## Recorded information
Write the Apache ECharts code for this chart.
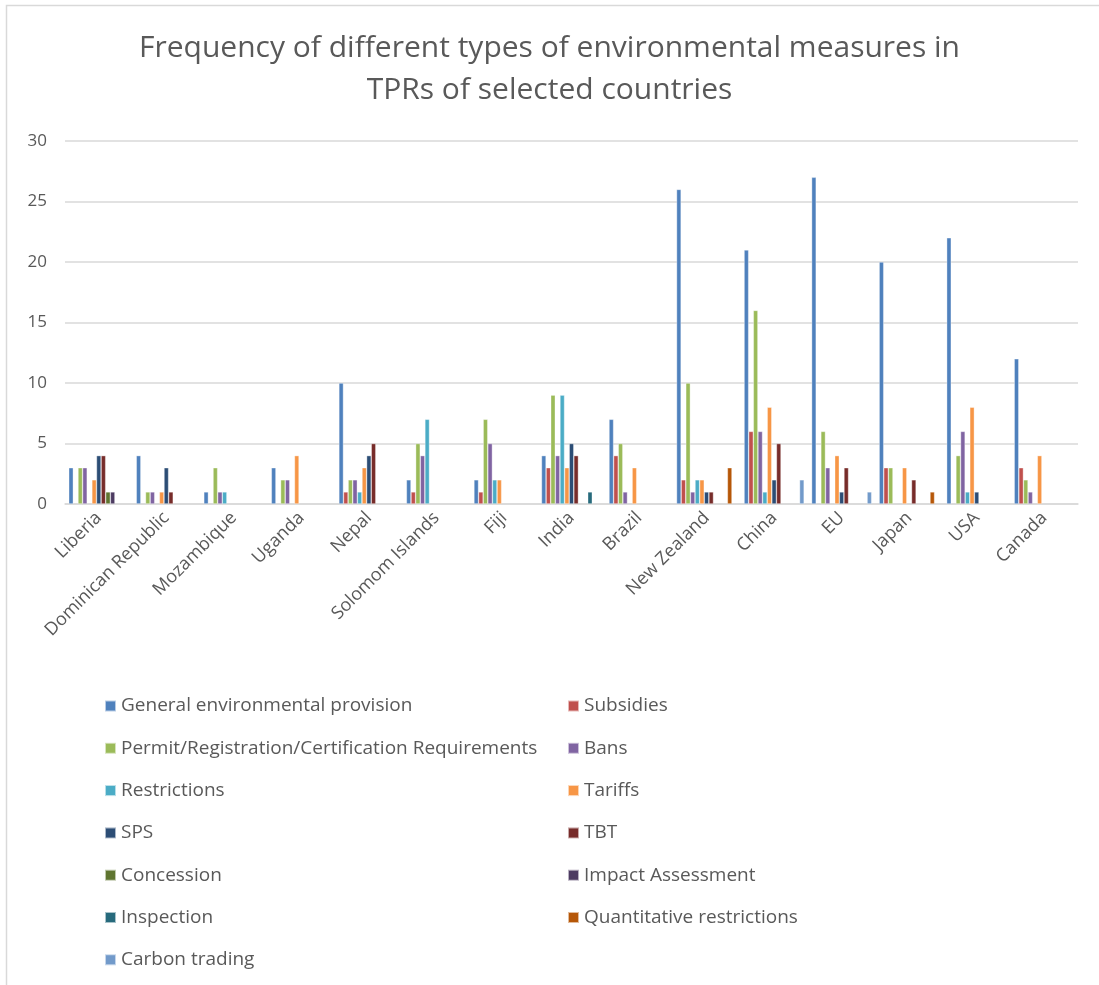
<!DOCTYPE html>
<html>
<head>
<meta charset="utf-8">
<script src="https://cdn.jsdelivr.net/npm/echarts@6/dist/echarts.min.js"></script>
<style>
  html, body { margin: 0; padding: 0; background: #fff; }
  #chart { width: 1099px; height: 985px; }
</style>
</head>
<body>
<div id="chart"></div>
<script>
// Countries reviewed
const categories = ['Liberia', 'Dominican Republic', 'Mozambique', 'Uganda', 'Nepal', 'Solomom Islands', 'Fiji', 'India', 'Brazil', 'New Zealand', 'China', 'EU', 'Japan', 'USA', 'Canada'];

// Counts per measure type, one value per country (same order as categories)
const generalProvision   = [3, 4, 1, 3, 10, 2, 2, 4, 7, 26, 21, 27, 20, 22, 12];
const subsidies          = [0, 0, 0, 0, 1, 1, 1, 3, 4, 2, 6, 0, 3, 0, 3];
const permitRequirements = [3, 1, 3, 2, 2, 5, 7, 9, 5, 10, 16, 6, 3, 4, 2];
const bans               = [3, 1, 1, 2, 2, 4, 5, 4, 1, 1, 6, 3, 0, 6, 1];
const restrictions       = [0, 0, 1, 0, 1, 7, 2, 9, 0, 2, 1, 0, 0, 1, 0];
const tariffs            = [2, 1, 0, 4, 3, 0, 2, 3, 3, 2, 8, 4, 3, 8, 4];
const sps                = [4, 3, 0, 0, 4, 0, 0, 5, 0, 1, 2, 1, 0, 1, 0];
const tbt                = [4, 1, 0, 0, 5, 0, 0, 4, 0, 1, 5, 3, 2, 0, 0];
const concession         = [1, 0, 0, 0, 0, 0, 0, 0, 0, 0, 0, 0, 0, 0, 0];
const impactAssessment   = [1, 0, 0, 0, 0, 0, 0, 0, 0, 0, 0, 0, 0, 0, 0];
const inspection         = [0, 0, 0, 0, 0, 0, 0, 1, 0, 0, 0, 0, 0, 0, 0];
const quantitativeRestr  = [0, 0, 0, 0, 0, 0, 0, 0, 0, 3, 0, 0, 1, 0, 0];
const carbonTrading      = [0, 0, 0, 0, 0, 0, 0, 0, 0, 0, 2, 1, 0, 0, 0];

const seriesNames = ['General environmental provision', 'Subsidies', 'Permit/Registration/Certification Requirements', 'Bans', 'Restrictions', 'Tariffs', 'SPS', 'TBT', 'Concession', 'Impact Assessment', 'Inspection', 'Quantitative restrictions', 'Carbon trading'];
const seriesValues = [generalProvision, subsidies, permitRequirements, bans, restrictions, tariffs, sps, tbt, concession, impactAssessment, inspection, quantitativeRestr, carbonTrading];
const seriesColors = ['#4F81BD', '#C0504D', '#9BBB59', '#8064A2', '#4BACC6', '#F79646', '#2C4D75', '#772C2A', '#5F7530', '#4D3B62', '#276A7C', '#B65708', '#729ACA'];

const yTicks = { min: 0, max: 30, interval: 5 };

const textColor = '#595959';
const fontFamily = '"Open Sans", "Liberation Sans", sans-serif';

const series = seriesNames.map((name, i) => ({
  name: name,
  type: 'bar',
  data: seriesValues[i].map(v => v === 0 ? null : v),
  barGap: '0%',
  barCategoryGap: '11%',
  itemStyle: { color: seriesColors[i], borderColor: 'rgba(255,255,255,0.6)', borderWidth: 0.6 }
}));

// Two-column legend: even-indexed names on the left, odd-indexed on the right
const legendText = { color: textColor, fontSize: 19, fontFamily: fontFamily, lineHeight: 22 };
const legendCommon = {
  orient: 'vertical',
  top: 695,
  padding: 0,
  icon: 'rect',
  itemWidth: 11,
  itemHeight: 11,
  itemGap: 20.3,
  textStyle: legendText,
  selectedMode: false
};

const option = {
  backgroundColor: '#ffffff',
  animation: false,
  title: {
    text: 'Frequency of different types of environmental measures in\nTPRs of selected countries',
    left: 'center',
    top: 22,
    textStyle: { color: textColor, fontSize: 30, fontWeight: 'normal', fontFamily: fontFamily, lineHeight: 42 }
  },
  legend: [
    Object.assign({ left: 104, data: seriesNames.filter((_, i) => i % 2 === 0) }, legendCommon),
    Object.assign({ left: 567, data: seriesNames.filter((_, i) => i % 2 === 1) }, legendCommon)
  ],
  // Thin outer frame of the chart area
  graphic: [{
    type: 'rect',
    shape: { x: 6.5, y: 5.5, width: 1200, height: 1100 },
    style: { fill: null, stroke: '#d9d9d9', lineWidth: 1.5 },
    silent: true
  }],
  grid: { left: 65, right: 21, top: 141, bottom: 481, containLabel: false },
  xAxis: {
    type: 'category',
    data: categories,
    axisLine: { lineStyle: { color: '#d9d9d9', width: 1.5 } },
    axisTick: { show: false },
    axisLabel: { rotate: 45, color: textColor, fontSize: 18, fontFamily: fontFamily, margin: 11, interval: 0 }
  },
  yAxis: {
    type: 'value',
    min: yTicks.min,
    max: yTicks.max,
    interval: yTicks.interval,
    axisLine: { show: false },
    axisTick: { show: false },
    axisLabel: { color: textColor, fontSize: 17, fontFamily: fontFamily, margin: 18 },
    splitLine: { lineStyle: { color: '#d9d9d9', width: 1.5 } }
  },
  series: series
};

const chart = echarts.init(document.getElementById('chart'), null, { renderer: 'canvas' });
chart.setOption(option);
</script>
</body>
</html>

## What is needed
Take the lines from the start of the material to the line with "const categories = ['Liberia', 'Dominican", both included, and transcribe them exactly without the pictures.

## Solution to this exercise
Write the Apache ECharts code for this chart.
<!DOCTYPE html>
<html>
<head>
<meta charset="utf-8">
<script src="https://cdn.jsdelivr.net/npm/echarts@6/dist/echarts.min.js"></script>
<style>
  html, body { margin: 0; padding: 0; background: #fff; }
  #chart { width: 1099px; height: 985px; }
</style>
</head>
<body>
<div id="chart"></div>
<script>
// Countries reviewed
const categories = ['Liberia', 'Dominican Republic', 'Mozambique', 'Uganda', 'Nepal', 'Solomom Islands', 'Fiji', 'India', 'Brazil', 'New Zealand', 'China', 'EU', 'Japan', 'USA', 'Canada'];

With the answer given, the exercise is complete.